Though he enjoyed widespread popularity in the U.S. and Europe, Womack was one of those artists revered even more in the music community because of his groundbreaking style. Media tributes to Womack correctly point out that Preacher — as he was widely known because of his gospel sound and church roots — never sold as many records as some of his contemporaries such as Wilson Pickett, Al Green and Otis Redding, but his music touched his fans both in and out of the music world very deeply. In fact, one of Womack’s biggest commercial hits came from someone else singing his music — the Rolling Stones’ cover of It’s All Over Now, a song he wrote and recorded with four of his brothers for their group, the Valentinos.
When his mentor and label owner, the legendary Sam Cooke, told Womack that the Stones wanted to record his song, he told an interviewer he was “very upset about it”— until the royalty checks started coming. The song became the Stones’ first No. 1 single in Britain and their first international hit. His earnings from that song continued to partially sustain him for much of his long career.
Womack, who had been scheduled to perform next month at Peter Gabriel’s Womad music festival in Wiltshire in the United Kingdom, received an outpouring of love from the music industry since his death.
Womack’s “songs and his voice have been so much a part of the fabric of so many musical lives,” Gabriel said in a statement Sunday.
Gospel singer Candi Staton, who knew Womack since childhood, said he had “a style that nobody else could ever capture.”
“Heroes get remembered, but legends never die,” R&B singer Cee Lo Green said on Twitter, while hip-hop band De La Soul tweeted, “We had an amazing time touring around the world with him. We love you, Mr. Womack.”
Singer and music producer George Clinton said on Twitter, “Fly on Bobby Womack,” while singer Ronald Isley said, “I am sad to hear of the passing of my longtime friend Bobby Womack. He was a special person with a special talent. I will truly miss him.”

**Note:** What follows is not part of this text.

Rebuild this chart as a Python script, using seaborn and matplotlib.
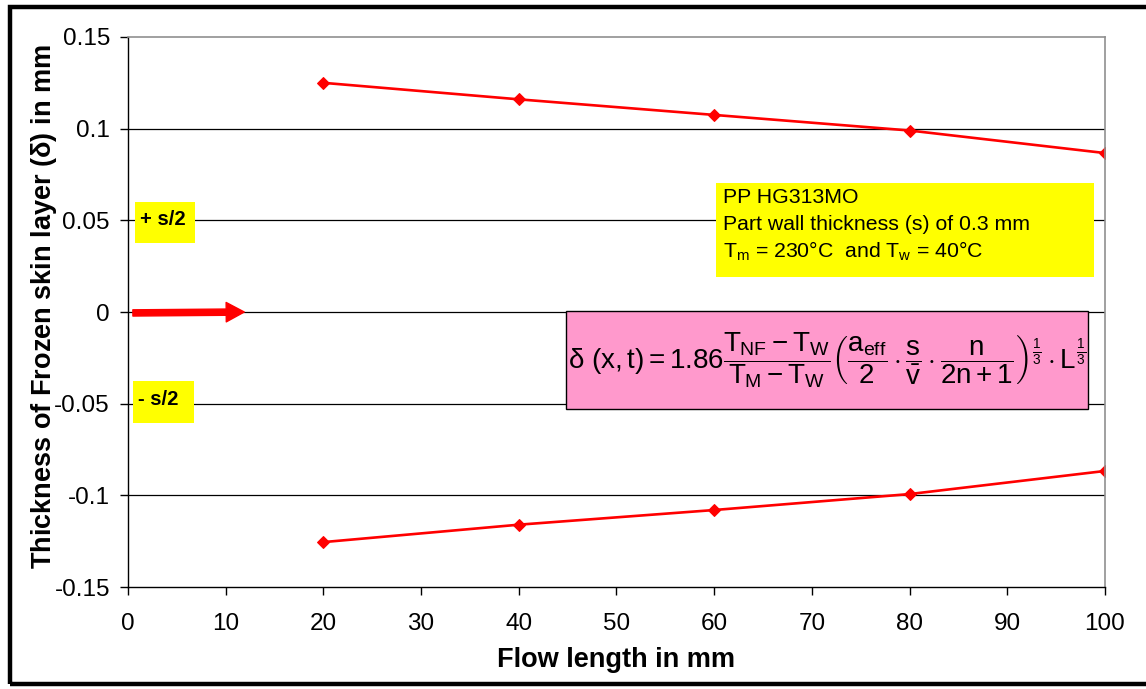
import matplotlib
matplotlib.use("Agg")
import matplotlib.pyplot as plt
import matplotlib.patches as mpatches
import seaborn as sns
import pandas as pd

# ---- data ----
flow_length = [20, 40, 60, 80, 100]
upper_skin = [0.125, 0.116, 0.1075, 0.099, 0.0867]
lower_skin = [-0.1255, -0.116, -0.108, -0.0993, -0.0867]
x_ticks = [0, 10, 20, 30, 40, 50, 60, 70, 80, 90, 100]
y_ticks = [-0.15, -0.1, -0.05, 0, 0.05, 0.1, 0.15]
y_ticklabels = ["-0.15", "-0.1", "-0.05", "0", "0.05", "0.1", "0.15"]
info_lines = ["PP HG313MO", "Part wall thickness (s) of 0.3 mm",
              r"T$_{\mathregular{m}}$ = 230°C  and T$_{\mathregular{w}}$ = 40°C"]
formula = (r"$\delta\ (x,t) = 1.86\dfrac{T_{NF}-T_W}{T_M-T_W}"
           r"\left(\dfrac{a_{eff}}{2}\cdot\dfrac{s}{\bar{v}}\cdot\dfrac{n}{2n+1}\right)^{\frac{1}{3}}"
           r"\cdot L^{\frac{1}{3}}$")

sns.set_style("white")
plt.rcParams['font.family'] = ['Liberation Sans', 'DejaVu Sans']
plt.rcParams['mathtext.fontset'] = 'custom'
plt.rcParams['mathtext.rm'] = 'Liberation Sans'
plt.rcParams['mathtext.it'] = 'Liberation Sans'
plt.rcParams['mathtext.bf'] = 'Liberation Sans:bold'
for k in ['text.color', 'axes.labelcolor', 'xtick.color', 'ytick.color']:
    plt.rcParams[k] = 'black'

fig = plt.figure(figsize=(11.46, 6.89), dpi=100)
ax = fig.add_axes([0.1117, 0.148, 0.9642 - 0.1117, 0.9463 - 0.148])

df = pd.DataFrame({"x": flow_length * 2,
                   "y": upper_skin + lower_skin,
                   "s": ["upper"] * len(flow_length) + ["lower"] * len(flow_length)})
sns.lineplot(data=df, x="x", y="y", units="s", estimator=None, ax=ax,
             color="#ff0000", linewidth=1.9, marker="D", markersize=6,
             markeredgecolor="#ff0000", legend=False)

ax.set_xlim(0, 100)
ax.set_ylim(-0.15, 0.15)
ax.set_xticks(x_ticks)
ax.set_yticks(y_ticks)
ax.set_yticklabels(y_ticklabels)
ax.tick_params(axis="both", labelsize=17.5, direction="out", length=6, width=1,
               color="black", labelcolor="black", left=True, bottom=True)
ax.tick_params(axis="y", pad=7)
ax.tick_params(axis="x", pad=13)
for yv in y_ticks[1:-1]:
    ax.axhline(yv, color="#000000", linewidth=0.9, zorder=0)
for side in ["top", "right"]:
    ax.spines[side].set_color("#909090")
    ax.spines[side].set_linewidth(1.2)
for side in ["left", "bottom"]:
    ax.spines[side].set_color("black")
    ax.spines[side].set_linewidth(1.0)

ax.set_xlabel("Flow length in mm", fontsize=19.5, fontweight="bold", labelpad=8)
ax.set_ylabel(r"Thickness of Frozen skin layer ($\mathbf{\delta}$) in mm", fontsize=19.5,
              fontweight="bold")
ax.yaxis.set_label_coords(-0.071, 0.51)

# yellow info box
ax.add_patch(mpatches.Rectangle((60.2, 0.0192), 98.9 - 60.2, 0.0703 - 0.0192,
                                transform=ax.transData, facecolor="#ffff00",
                                edgecolor="none", zorder=3))
for i, t in enumerate(info_lines):
    ax.text(60.9, 0.0622 - i * 0.0145, t, fontsize=15.3, ha="left", va="center", zorder=4)

# pink formula box
ax.add_patch(mpatches.Rectangle((44.8, -0.0529), 98.3 - 44.8, 0.0529 + 0.0005,
                                transform=ax.transData, facecolor="#ff99cc",
                                edgecolor="black", linewidth=1.0, zorder=3))
ax.text(71.55, -0.026, formula, fontsize=20, ha="center", va="center", zorder=4)

# +/- s/2 labels
ax.add_patch(mpatches.Rectangle((0.7, 0.0375), 6.9 - 0.7, 0.0598 - 0.0375,
                                facecolor="#ffff00", edgecolor="none", zorder=3))
ax.text(1.2, 0.0505, "+ s/2", fontsize=14.5, fontweight="bold", ha="left", va="center", zorder=4)
ax.add_patch(mpatches.Rectangle((0.5, -0.0605), 6.8 - 0.5, 0.0605 - 0.0375,
                                facecolor="#ffff00", edgecolor="none", zorder=3))
ax.text(1.0, -0.0475, "- s/2", fontsize=14.5, fontweight="bold", ha="left", va="center", zorder=4)

# arrow
ax.annotate("", xy=(11.9, 0.0), xytext=(0.5, -0.0005),
            arrowprops=dict(arrowstyle="simple,head_length=1.3,head_width=1.4,tail_width=0.45",
                            color="#ff0000", shrinkA=0, shrinkB=0), zorder=5)

# figure frame
fig.add_artist(mpatches.Rectangle((0.0087, 0.0073), 1.05, 0.9898 - 0.0073,
                                  transform=fig.transFigure, fill=False,
                                  edgecolor="black", linewidth=3.2))

fig.savefig("out.png", dpi=100)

Born in Cleveland in 1944, Womack sang with his brothers until he went solo in the 1960s. In addition to making a name by himself, he played with many legendary acts like Jimi Hendrix, Aretha Franklin, Ray Charles and Pickett.
In 2013, Womack admitted to the BBC that “drugs had a lot to do with” a period spent away from the music industry prior to 2009, when he was inducted into the Rock and Roll Hall of Fame — his fortune long gone.